Investing involves both risks and rewards, and the larger the risk, the greater the potential for significant gains and losses of invested capital. Intuitively, we understand that in order to get bigger returns, we must accept more investing risk. But how much is too much? And how do you calculate investment risk to see if it’s a risk worth taking?
The fact that we buy tangible properties offers many investors a sense of security in private equity real estate. However, there are other dangers associated with commercial real estate investments that must be weighed against the investment’s expected return. Investors that have frames of reference to quantify risk are better able to ensure that the investment meets their objectives, goals, and tolerance.
When analysing any private real estate investment, investors should consider the following eight risk factors:
- General Market Risk. The economy, interest rates, inflation, and other market developments all cause ups and downs in all markets. Market shocks can’t be avoided, but investors may protect themselves with a diversified portfolio and a plan based on overall market conditions.
- Asset-Level Risk. Every investment in an asset type bears some risks. Because demand for apartments is constant in both good and poor economies, multifamily real estate is considered low-risk and so often provides lower profits. Hotels, with their short, seasonal stays and dependence on business and tourism travel, provide significantly more risk than either apartments or offices, as they are less sensitive to consumer demand than shopping malls.
- Idiosyncratic Risk. Idiosyncratic risk is risk that is unique to a certain property. The more the risk, the higher the reward. For example, construction will increase the risk of a project because it reduces the ability to collect rentals during this time. Investors take on more sorts of risk than only construction risk when developing a plot from the ground up. There’s also entitlement risk, which refers to the possibility that government agencies with jurisdiction over a project will fail to issue the necessary approvals to allow the project to move forward; environmental risks, which include everything from soil contamination to pollution; budget overruns; and political and workforce risks.
- Liquidity Risk. Before purchasing, it is necessary to analyse the market’s depth as well as how one will exit the transaction.
- Credit Risk. Value is determined by the length and consistency of the property’s income stream. Because it performs more like a bond with predictable revenue streams, the more investors are ready to pay for a property with a more stable income stream.
- Replacement cost risk. As the market’s need for space drives up lease prices in older properties, it’ll only be a matter of time before those lease rates justify new construction, increasing supply risk. What if a superior facility with comparable rentals becomes available, rendering your investment property obsolete? It’s possible that an investor won’t be able to raise rents or even achieve adequate occupancy rates.

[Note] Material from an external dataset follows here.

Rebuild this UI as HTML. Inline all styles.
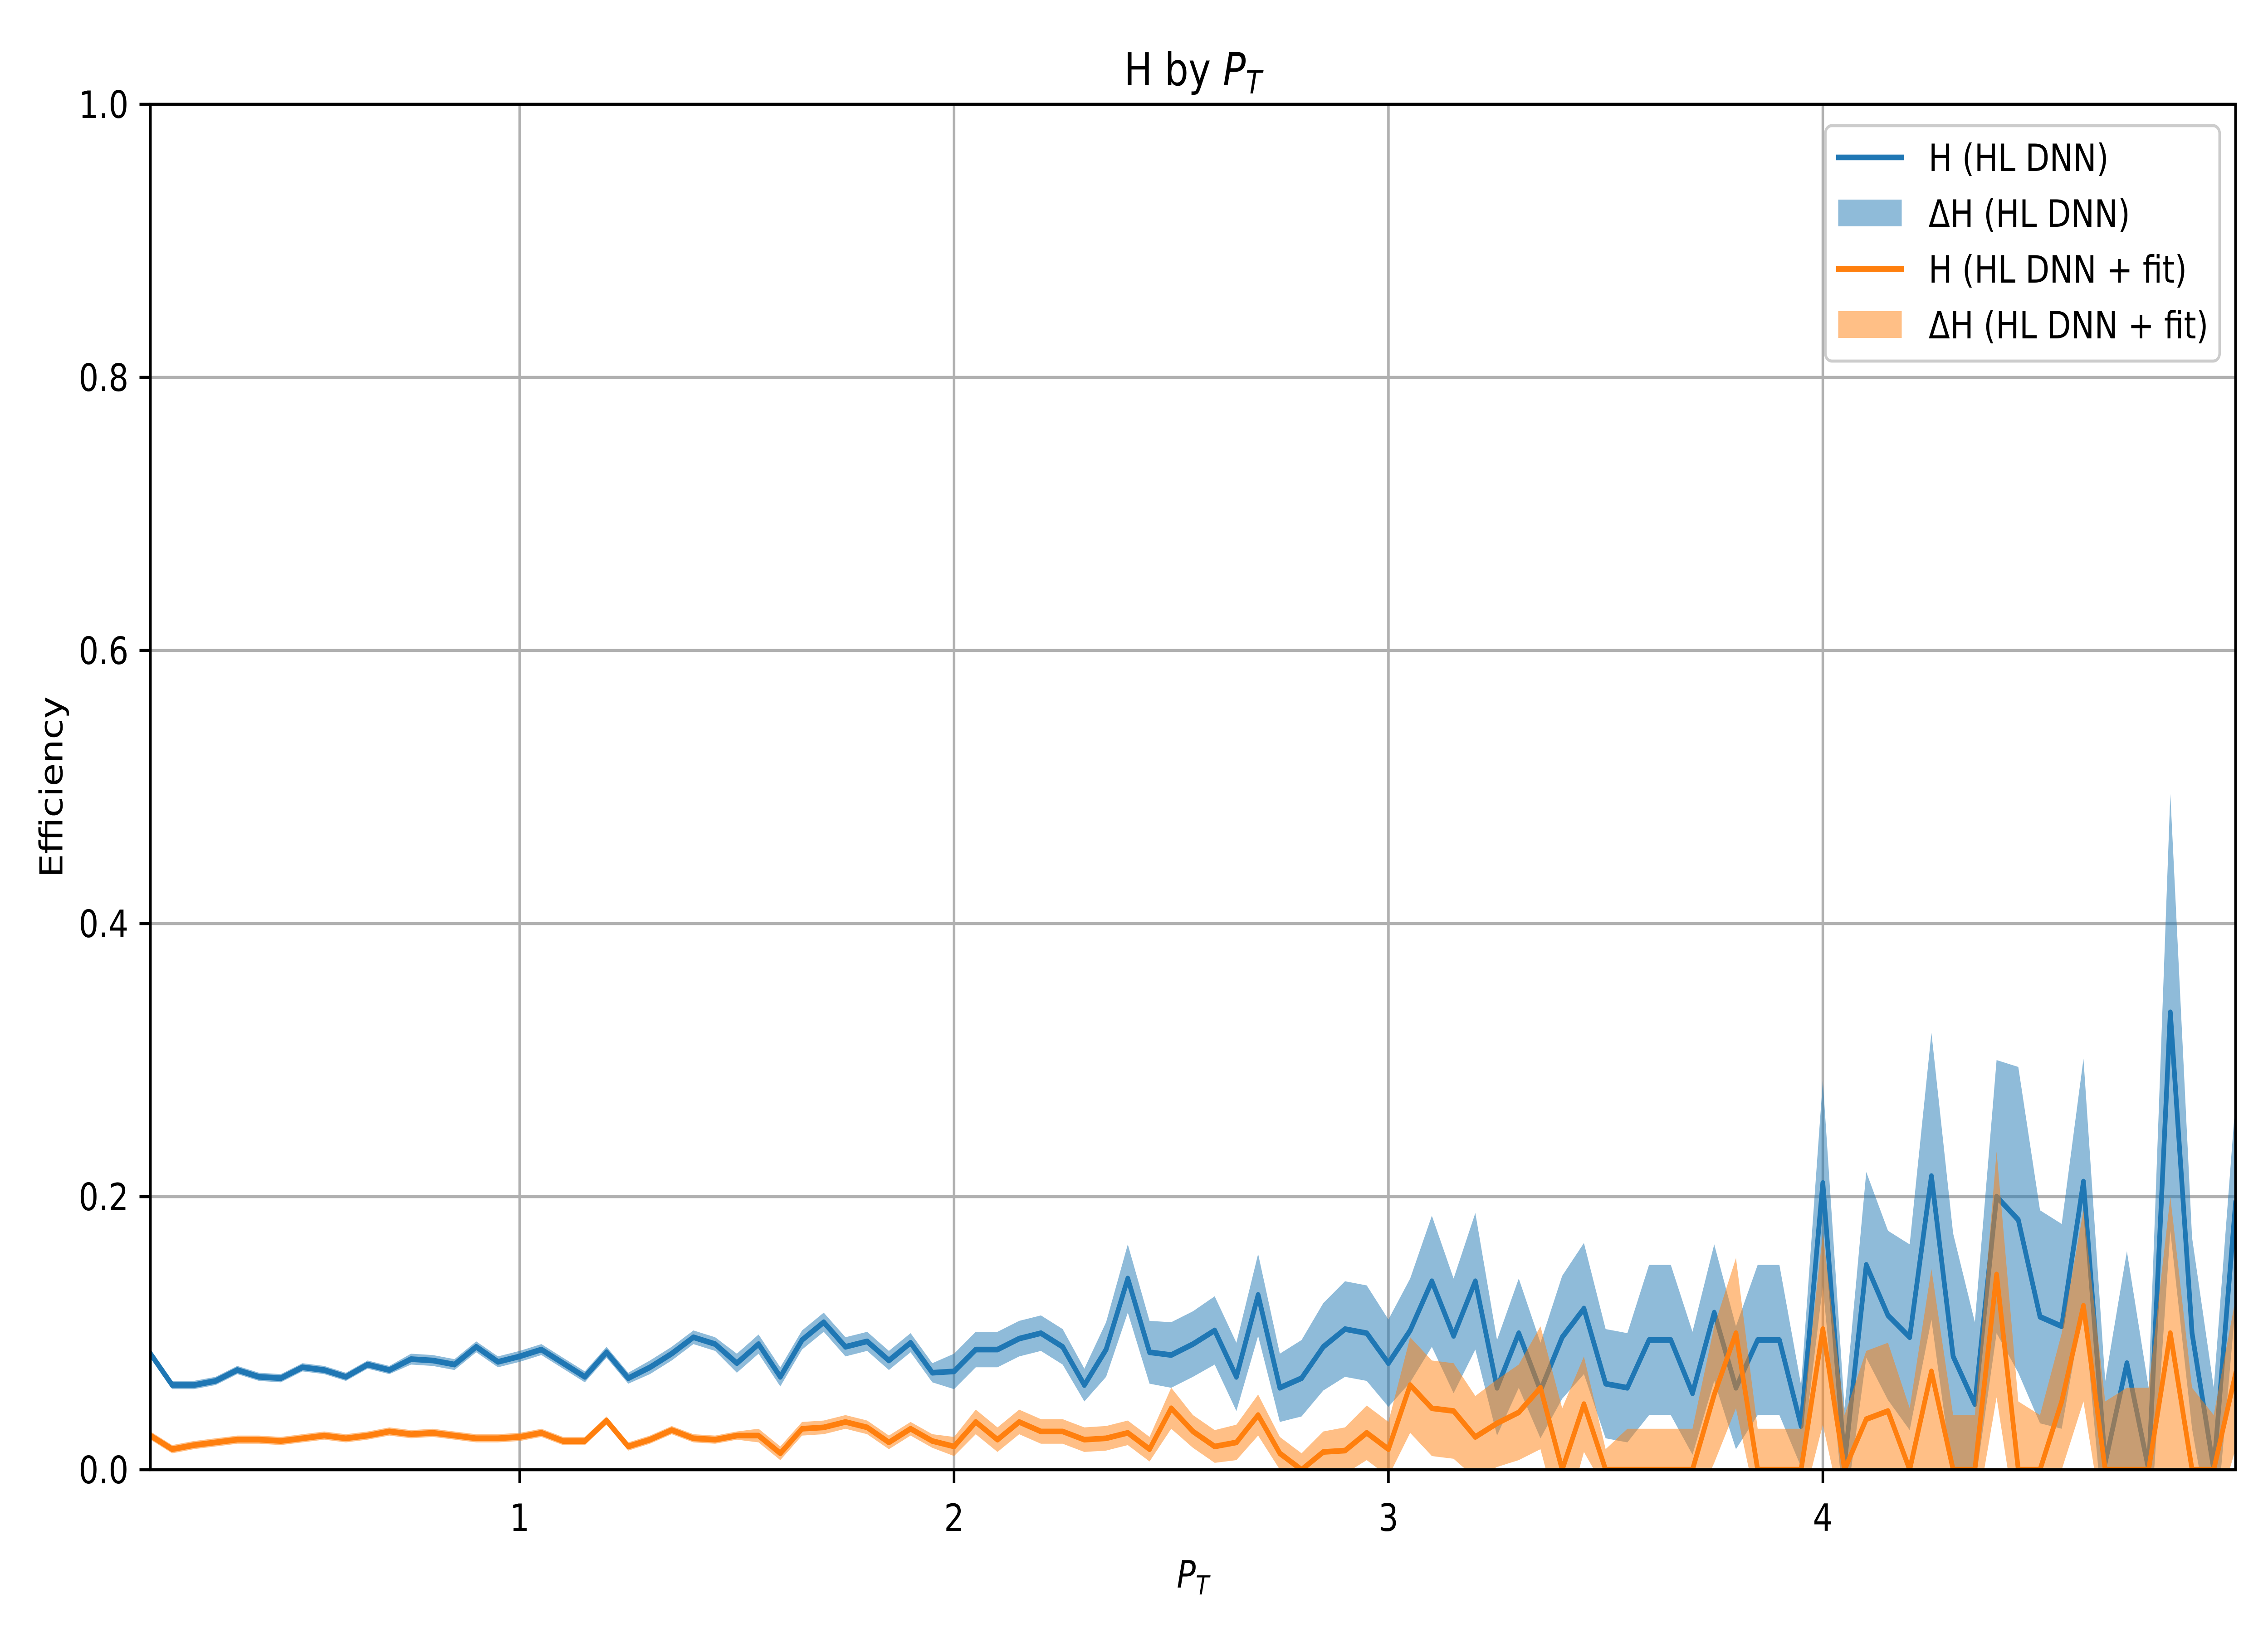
<!DOCTYPE html>
<html><head><meta charset="utf-8"><style>
html,body{margin:0;padding:0;background:#fff;width:100%;height:100%;overflow:hidden;}
svg{display:block;font-family:"DejaVu Sans","Liberation Sans",sans-serif;width:100vw;height:100vh;}
</style></head><body>
<svg id="chart" width="100%" height="100%" viewBox="0 0 6000 3600" preserveAspectRatio="none" xmlns="http://www.w3.org/2000/svg">
<rect width="6000" height="3600" fill="#fff"/>
<defs><clipPath id="plotclip"><rect x="398" y="230" width="5516" height="3010"/></clipPath></defs>
<g id="grid"></g>
<g id="series" clip-path="url(#plotclip)"></g>
<g id="axes"></g>
<text x="3156" y="188" font-size="100" text-anchor="middle">H by <tspan font-style="italic">P</tspan><tspan font-style="italic" font-size="70" dy="18">T</tspan></text>
<text x="3156" y="3500" font-size="83" text-anchor="middle"><tspan font-style="italic">P</tspan><tspan font-style="italic" font-size="58" dy="15">T</tspan></text>
<text x="0" y="0" font-size="83" text-anchor="middle" transform="translate(165,1735) rotate(-90)">Efficiency</text>
<g id="legend">
<rect x="4829" y="277" width="1043" height="519" rx="17" fill="#fff" fill-opacity="0.8" stroke="#cccccc" stroke-width="6.7"/>
<line x1="4857" y1="347" x2="5037" y2="347" stroke="#1f77b4" stroke-width="12.5"/>
<text x="5102" y="377" font-size="83">H (HL DNN)</text>
<rect x="4863" y="440" width="168" height="59" fill="#1f77b4" fill-opacity="0.5"/>
<text x="5102" y="500" font-size="83">ΔH (HL DNN)</text>
<line x1="4857" y1="593" x2="5037" y2="593" stroke="#ff7f0e" stroke-width="12.5"/>
<text x="5102" y="623" font-size="83">H (HL DNN + fit)</text>
<rect x="4863" y="686" width="168" height="59" fill="#ff7f0e" fill-opacity="0.5"/>
<text x="5102" y="746" font-size="83">ΔH (HL DNN + fit)</text>
</g>
</svg>
<script>
const blueVals=[0.085,0.062,0.062,0.065,0.073,0.068,0.067,0.075,0.073,0.068,0.077,0.073,0.081,0.080,0.077,0.090,0.079,0.083,0.088,0.078,0.068,0.086,0.067,0.075,0.085,0.097,0.092,0.078,0.092,0.068,0.095,0.108,0.090,0.094,0.080,0.093,0.071,0.072,0.088,0.088,0.096,0.100,0.090,0.062,0.088,0.140,0.086,0.084,0.092,0.102,0.068,0.128,0.060,0.067,0.090,0.103,0.100,0.078,0.102,0.138,0.098,0.138,0.060,0.100,0.058,0.097,0.118,0.063,0.060,0.095,0.095,0.056,0.115,0.060,0.095,0.095,0.032,0.210,0.005,0.150,0.113,0.097,0.215,0.083,0.048,0.200,0.183,0.112,0.105,0.211,0.005,0.078,0.000,0.335,0.100,0.000,0.195];
const blueErr=[0.003,0.003,0.003,0.003,0.003,0.003,0.003,0.003,0.003,0.003,0.003,0.003,0.004,0.004,0.004,0.004,0.004,0.004,0.004,0.004,0.004,0.004,0.004,0.005,0.005,0.005,0.005,0.007,0.007,0.007,0.007,0.007,0.007,0.007,0.007,0.007,0.007,0.013,0.013,0.013,0.013,0.013,0.013,0.012,0.020,0.025,0.023,0.024,0.024,0.025,0.025,0.030,0.025,0.028,0.032,0.035,0.035,0.032,0.038,0.048,0.042,0.050,0.035,0.040,0.035,0.045,0.048,0.040,0.040,0.055,0.055,0.045,0.050,0.045,0.055,0.055,0.030,0.075,0.040,0.068,0.062,0.068,0.105,0.090,0.060,0.100,0.112,0.078,0.075,0.090,0.060,0.082,0.060,0.160,0.070,0.060,0.075];
const orangeVals=[0.025,0.015,0.018,0.020,0.022,0.022,0.021,0.023,0.025,0.023,0.025,0.028,0.026,0.027,0.025,0.023,0.023,0.024,0.027,0.021,0.021,0.036,0.017,0.022,0.029,0.023,0.022,0.025,0.025,0.012,0.030,0.031,0.035,0.031,0.020,0.030,0.021,0.017,0.035,0.022,0.035,0.028,0.028,0.022,0.023,0.027,0.015,0.045,0.028,0.017,0.020,0.040,0.012,0.000,0.013,0.014,0.027,0.015,0.062,0.045,0.043,0.024,0.034,0.042,0.060,0.000,0.048,0.000,0.000,0.000,0.000,0.000,0.055,0.100,0.000,0.000,0.000,0.103,0.000,0.037,0.043,0.000,0.072,0.000,0.000,0.143,0.000,0.000,0.050,0.120,0.000,0.000,0.000,0.100,0.000,0.000,0.070];
const orangeErr=[0.003,0.003,0.003,0.003,0.003,0.003,0.003,0.003,0.003,0.003,0.003,0.003,0.003,0.003,0.003,0.003,0.003,0.003,0.003,0.003,0.003,0.003,0.003,0.003,0.003,0.003,0.003,0.003,0.005,0.005,0.005,0.005,0.005,0.005,0.005,0.005,0.005,0.007,0.009,0.009,0.009,0.009,0.009,0.009,0.009,0.009,0.009,0.015,0.012,0.012,0.013,0.015,0.012,0.012,0.015,0.017,0.020,0.020,0.035,0.035,0.035,0.030,0.032,0.035,0.045,0.045,0.035,0.015,0.030,0.030,0.030,0.030,0.050,0.055,0.030,0.030,0.030,0.070,0.040,0.050,0.050,0.045,0.075,0.040,0.040,0.090,0.050,0.040,0.050,0.070,0.050,0.060,0.060,0.100,0.060,0.040,0.055];
const xTicks=[1,2,3,4];
const xTickLabels=["1","2","3","4"];
const yTicks=[0,0.2,0.4,0.6,0.8,1.0];
const yTickLabels=["0.0","0.2","0.4","0.6","0.8","1.0"];
const xStart=0.15, xStep=0.05;

const L=398,R=5914,T=230,B=3240,XMIN=0.15,XMAX=4.95;
const sx=v=>L+(v-XMIN)/(XMAX-XMIN)*(R-L);
const sy=v=>B-v*(B-T);
const NS="http://www.w3.org/2000/svg";
function mk(tag,attrs,parent){const e=document.createElementNS(NS,tag);for(const k in attrs)e.setAttribute(k,attrs[k]);parent.appendChild(e);return e;}
const grid=document.getElementById('grid'),series=document.getElementById('series'),axes=document.getElementById('axes');
xTicks.forEach((t,i)=>{
  const g=mk('line',{x1:sx(t),x2:sx(t),y1:T,y2:B,stroke:'#b0b0b0','stroke-width':6.7},grid);
  
  
  const tk=mk('line',{x1:sx(t),x2:sx(t),y1:B,y2:B+29,stroke:'#000','stroke-width':6.7},axes);
  
  
  const tx=mk('text',{x:sx(t),y:B+135,'font-size':83,'text-anchor':'middle'},axes);
  tx.textContent=xTickLabels[i];
  
  
});
yTicks.forEach((t,i)=>{
  const g=mk('line',{x1:L,x2:R,y1:sy(t),y2:sy(t),stroke:'#b0b0b0','stroke-width':6.7},grid);
  
  
  const tk=mk('line',{x1:L-29,x2:L,y1:sy(t),y2:sy(t),stroke:'#000','stroke-width':6.7},axes);
  
  
  const tx=mk('text',{x:L-58,y:sy(t)+30,'font-size':83,'text-anchor':'end'},axes);
  tx.textContent=yTickLabels[i];
  
  
});
function xs(i){return xStart+i*xStep;}
function band(vals,err,color,name){
  let up=vals.map((v,i)=>sx(xs(i)).toFixed(1)+','+sy(v+err[i]).toFixed(1));
  let lo=vals.map((v,i)=>sx(xs(i)).toFixed(1)+','+sy(v-err[i]).toFixed(1)).reverse();
  const p=mk('polygon',{points:up.concat(lo).join(' '),fill:color,'fill-opacity':0.5},series);
  
  
}
function line(vals,color,name){
  const pts=vals.map((v,i)=>sx(xs(i)).toFixed(1)+','+sy(v).toFixed(1)).join(' ');
  const p=mk('polyline',{points:pts,fill:'none',stroke:color,'stroke-width':12.5,'stroke-linejoin':'round','stroke-linecap':'square'},series);
  
  
}
band(blueVals,blueErr,'#1f77b4','band-h-hl-dnn');
line(blueVals,'#1f77b4','line-h-hl-dnn');
band(orangeVals,orangeErr,'#ff7f0e','band-h-hl-dnn-fit');
line(orangeVals,'#ff7f0e','line-h-hl-dnn-fit');
const fr=mk('rect',{x:L,y:T,width:R-L,height:B-T,fill:'none',stroke:'#000','stroke-width':6.7},axes);


</script>
</body></html>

- Structural Risk. This has nothing to do with the physical structure of a building; it has to do with the financial structure of the investment and the rights it grants to individual investors. Because senior debt is paid first and has top priority in the case of liquidation, it gives a lender a structural advantage over “mezzanine” or subordinated debt. Because equity is the last payout in the capital system, it carries the most risk.
- Leverage Risk. The higher the debt on an investment, the riskier it is, and the higher the return investors should expect. When a project’s debts are stressed – generally when the return on assets isn’t enough to support interest payments – investors might lose a lot of money rapidly.